Yani aklı başında bir enerji uzmanı, “haydi kömüre koşun, termik santral kuralım” demez. Önce bu kaynağın etkisini, verimliliğini, -diyelim ki dünyanın en verimli kaynağını buldunuz- bunun insani maliyetini, çevresel etkisini, örneğin madenler ve tarım alanları, maden işçilerinin yaşam güvenliği, santral bölgelerindeki bitki, hayvan, mikroorganizmalar ve insan üzerinde olası etkilerini inceler. Gerektiğinde, “evet bu kaynak günü kurtarır, ancak gelecek on yıllara kanser, kuraklık, ithalata bağımlı bir tarım, kimyasal ve ilaç bazlı hayvancılık ve tarımsal üretim bırakır. Bunun sağlık, ekonomik, istihdam maliyeti kaynağın verimiyle mukayese edilemez” der. Demiyorsa önce vicdanından sonra uzmanlık alanından şüphe etmek gerekir.
Özetle adında ‘milli ve yerli’ geçen enerji strateji belgesiyle termik santrallere daha fazla alan açıldı. Buraya kadar olan süreç, “dışa bağımlı mı kalalım” ve “doğal gaz lobisi iş başında” düzeyindeki açıklamalara neden oldu. Türkiye elektriği ne için üretiyor, ekonomik büyüme ne içindir? Türkiye’nin elektrik ihtiyacı için alternatif yollarla mevcutken ‘kömür de kömür’ denmesi başlı başına sorun. Haydi şimdilik onu ikincilleştirelim.
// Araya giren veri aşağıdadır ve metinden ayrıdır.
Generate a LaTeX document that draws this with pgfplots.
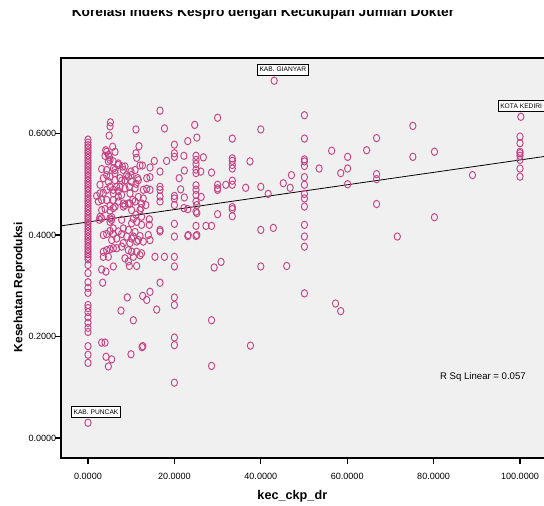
\documentclass[border=0pt]{standalone}
\usepackage{pgfplots}
\pgfplotsset{compat=1.18}
\usepackage{fontspec}
\setmainfont{Liberation Sans}
\definecolor{ptc}{RGB}{196,68,132}
\definecolor{bgc}{RGB}{240,240,240}
\pgfplotstableread{
x y
0 0.588
0 0.582
0 0.577
0 0.572
0 0.567
0 0.562
0 0.557
0 0.552
0 0.547
0 0.542
0 0.537
0 0.532
0 0.527
0 0.522
0 0.517
0 0.512
0 0.507
0 0.502
0 0.497
0 0.492
0 0.487
0 0.482
0 0.477
0 0.472
0 0.467
0 0.462
0 0.457
0 0.452
0 0.447
0 0.442
0 0.437
0 0.432
0 0.427
0 0.422
0 0.417
0 0.412
0 0.407
0 0.402
0 0.397
0 0.392
0 0.387
0 0.382
0 0.377
0 0.372
0 0.367
0 0.362
0 0.357
0 0.352
0 0.341
0 0.325
0 0.307
0 0.296
0 0.286
0 0.262
0 0.256
0 0.248
0 0.238
0 0.227
0 0.217
0 0.209
0 0.181
0 0.164
0 0.148
0 0.030
5.2 0.622
5.1 0.614
4.9 0.596
11.1 0.608
16.67 0.645
17.7 0.610
24.7 0.617
25.2 0.592
23.1 0.585
20 0.578
20 0.561
20 0.554
11.8 0.575
11.1 0.561
4.09 0.567
4.32 0.564
6.25 0.564
5.71 0.574
4.94 0.554
5.09 0.548
4.71 0.545
5.86 0.545
3.16 0.530
4.32 0.528
5.86 0.531
7.02 0.538
6.25 0.522
4.32 0.518
5.09 0.515
3.55 0.512
4.71 0.505
6.25 0.508
7.41 0.512
8.56 0.508
9.57 0.495
8.18 0.528
8.95 0.518
9.95 0.525
9.95 0.518
7.95 0.535
5.09 0.495
4.32 0.489
3.55 0.483
2.78 0.482
2.0 0.477
5.86 0.489
7.02 0.486
7.41 0.495
3.16 0.469
4.32 0.469
5.86 0.469
7.02 0.476
8.18 0.462
8.56 0.459
9.72 0.462
10.33 0.469
12.8 0.472
5.09 0.457
5.86 0.453
6.25 0.456
3.16 0.449
3.94 0.451
5.09 0.448
3.16 0.433
5.48 0.435
8.18 0.456
10.1 0.449
11.1 0.440
12.27 0.453
12.42 0.462
13.4 0.459
11.5 0.512
11.1 0.501
12.8 0.489
13.6 0.491
14.35 0.489
12.04 0.537
12.6 0.537
14.35 0.533
15.35 0.546
16.67 0.525
18.2 0.546
22.3 0.527
21.1 0.512
13.6 0.512
14.35 0.514
21.45 0.490
22.3 0.474
22.2 0.453
25.2 0.459
25.2 0.443
16.67 0.495
16.67 0.489
16.67 0.476
16.67 0.466
20 0.477
20 0.472
20 0.459
4.71 0.558
3.94 0.556
7.02 0.541
8.56 0.535
6.25 0.528
9.34 0.515
7.79 0.507
10.1 0.505
11.65 0.508
2.78 0.499
6.64 0.495
8.56 0.492
10.9 0.492
5.86 0.482
7.79 0.479
9.72 0.482
11.65 0.475
2.4 0.466
7.02 0.466
9.34 0.462
10.9 0.466
12.04 0.449
2.78 0.436
5.09 0.433
7.79 0.430
10.5 0.432
12.4 0.436
11.27 0.552
10.9 0.528
2.63 0.430
5.09 0.426
5.48 0.430
10.1 0.423
11.27 0.426
12.4 0.420
14.2 0.431
14.2 0.420
16.67 0.410
16.67 0.407
20 0.422
20 0.397
23.2 0.400
25.2 0.400
3.55 0.400
4.32 0.402
5.09 0.408
5.86 0.402
7.02 0.407
7.79 0.402
8.95 0.397
10.5 0.397
12.04 0.398
13.97 0.400
8.18 0.384
9.72 0.384
11.27 0.387
12.8 0.387
14.35 0.390
3.55 0.367
4.32 0.370
5.09 0.372
5.86 0.374
6.64 0.374
7.79 0.377
9.34 0.370
10.1 0.367
11.27 0.367
12.4 0.364
3.55 0.357
4.71 0.357
8.56 0.354
10.5 0.357
12.04 0.360
15.5 0.357
17.7 0.357
20 0.357
20 0.338
3.16 0.332
4.17 0.328
5.86 0.338
9.57 0.339
11.27 0.339
3.4 0.306
16.67 0.306
14.35 0.288
12.65 0.280
13.6 0.272
9.1 0.277
20 0.277
20 0.262
7.64 0.251
15.9 0.253
10.5 0.232
5.86 0.413
8.18 0.413
9.34 0.410
10.9 0.406
6.64 0.393
10.1 0.393
11.65 0.390
5.48 0.390
9.34 0.348
3.16 0.188
3.94 0.188
4.17 0.160
5.48 0.155
4.71 0.141
9.95 0.165
12.5 0.179
12.7 0.181
20 0.198
20 0.183
20 0.109
43.1 0.704
30.0 0.631
40.0 0.608
50.1 0.636
33.4 0.590
50.1 0.590
22.2 0.556
25 0.556
25 0.548
25 0.540
25 0.529
25 0.522
26.7 0.553
26.1 0.525
28.6 0.523
33.4 0.551
33.4 0.546
33.4 0.538
33.4 0.531
33.4 0.507
33.4 0.499
31.9 0.499
30.0 0.499
30.0 0.492
37.5 0.545
36.5 0.493
40.0 0.495
41.7 0.481
45.2 0.502
47.1 0.518
46.8 0.493
50.1 0.549
50.1 0.545
50.1 0.536
50.1 0.514
50.1 0.499
50.1 0.481
50.1 0.472
50.1 0.456
50.1 0.420
50.1 0.397
50.1 0.377
50.1 0.285
53.5 0.531
56.4 0.566
58.5 0.522
25 0.498
25 0.489
25 0.479
25 0.466
25 0.446
26.2 0.475
23.1 0.451
30 0.489
30 0.441
33.4 0.455
33.4 0.451
33.4 0.437
25 0.418
27.3 0.418
28.6 0.418
23.1 0.398
25 0.398
40 0.410
42.9 0.414
29.2 0.336
30.8 0.347
40 0.338
46 0.339
57.3 0.265
58.5 0.250
28.6 0.232
37.6 0.182
28.6 0.142
100.2 0.633
100 0.594
100 0.581
100 0.564
100 0.561
100 0.556
100 0.548
100 0.531
100 0.515
75.2 0.615
66.8 0.591
64.5 0.567
60.1 0.554
60.1 0.531
60.1 0.500
75.2 0.554
80.2 0.564
66.8 0.520
66.8 0.510
89.0 0.518
66.8 0.461
80.2 0.435
71.6 0.397
}\pts
\begin{document}
\begin{tikzpicture}
\begin{axis}[
  at={(0,0)}, anchor=south west,
  scale only axis, width=364.5pt, height=300pt,
  xmin=-6.25, xmax=106.25, ymin=-0.0394, ymax=0.7488,
  axis background/.style={fill=bgc},
  axis line style={black, line width=0.9pt},
  xtick={0,20,40,60,80,100}, ytick={0,0.2,0.4,0.6},
  xtick pos=lower, ytick pos=left,
  tick align=outside, major tick length=4.5pt,
  tick style={black, line width=0.8pt},
  /pgf/number format/fixed,
  /pgf/number format/fixed zerofill,
  /pgf/number format/precision=4,
  /pgf/number format/assume math mode=true,
  tick label style={font=\fontsize{6.8}{8}\selectfont},
  xticklabel style={yshift=-3pt},
  yticklabel style={xshift=4.5pt},
  clip=false,
]
\addplot[only marks, mark=o, mark size=2.35pt, color=ptc,
  mark options={line width=0.7pt, yscale=1.18}] table[x=x,y=y] {\pts};
\addplot[black, line width=0.6pt] coordinates {(-6.25,0.418) (106.25,0.5555)};
\node[draw=black, fill=white, line width=0.5pt, font=\fontsize{5}{6}\selectfont, inner sep=1.5pt, minimum height=8pt] at (axis cs:45.1,0.726) {KAB. GIANYAR};
\node[draw=black, fill=white, line width=0.5pt, font=\fontsize{5}{6}\selectfont, inner sep=1.5pt, minimum height=8pt, anchor=west] at (axis cs:94.9,0.654) {KOTA KEDIRI};
\node[draw=black, fill=white, line width=0.5pt, font=\fontsize{5}{6}\selectfont, inner sep=1.5pt, minimum height=8pt] at (axis cs:1.85,0.051) {KAB. PUNCAK};
\node[anchor=east, inner sep=0pt, font=\fontsize{7.2}{9}\selectfont] at (axis cs:101.4,0.120) {R Sq Linear = 0.057};
\node[anchor=base, font=\bfseries\fontsize{10.3}{12}\selectfont] at (axis cs:40.5,0.8296) {Korelasi Indeks Kespro dengan Kecukupan Jumlah Dokter};
\fill[white] (axis cs:-30,0.8433) rectangle (axis cs:120,0.95);
\node[anchor=base, font=\bfseries\fontsize{9.5}{11}\selectfont] at (axis cs:47.3,-0.122) {kec\_ckp\_dr};
\node[rotate=90, font=\bfseries\fontsize{9}{11}\selectfont] at (axis cs:-15.9,0.2975) {Kesehatan Reproduksi};
\end{axis}
\pgfresetboundingbox
\useasboundingbox (-45.75pt,-36pt) rectangle (362.25pt,343.5pt);
\end{tikzpicture}
\end{document}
Peki, sermaye grupları zarar görmesin diye, 2.5 yıl daha yöre halkının, hayvanların, nehirlerin, kuşların, mikro organizmaların zehirlenmesine, hastalıklardan hastalık beğenilmesine neden olacak bu düzenleme ne içindir? Türkiye’nin yerli ve milli enerji politikası insan hayatını, doğayı, hayvanları, bitkileri bu büyük ve iddialı söyleme dahil etmemekte midir? Afşin Elbistan’daki, Manisa Soma’daki halk ve doğa, vicdani ve hukuki sorumluluk alanının sınırlarına dahil değil midir? Hep mi halka, doğaya, canlılara karşı sermayenin yanında yer alınır? Bu soruları öncelikle bu yasaya ‘evet’ oyu veren vekillere, ardından ‘hayır’ oyu vermek için meclise bile gitmeyen vekillere sormak gerekiyor.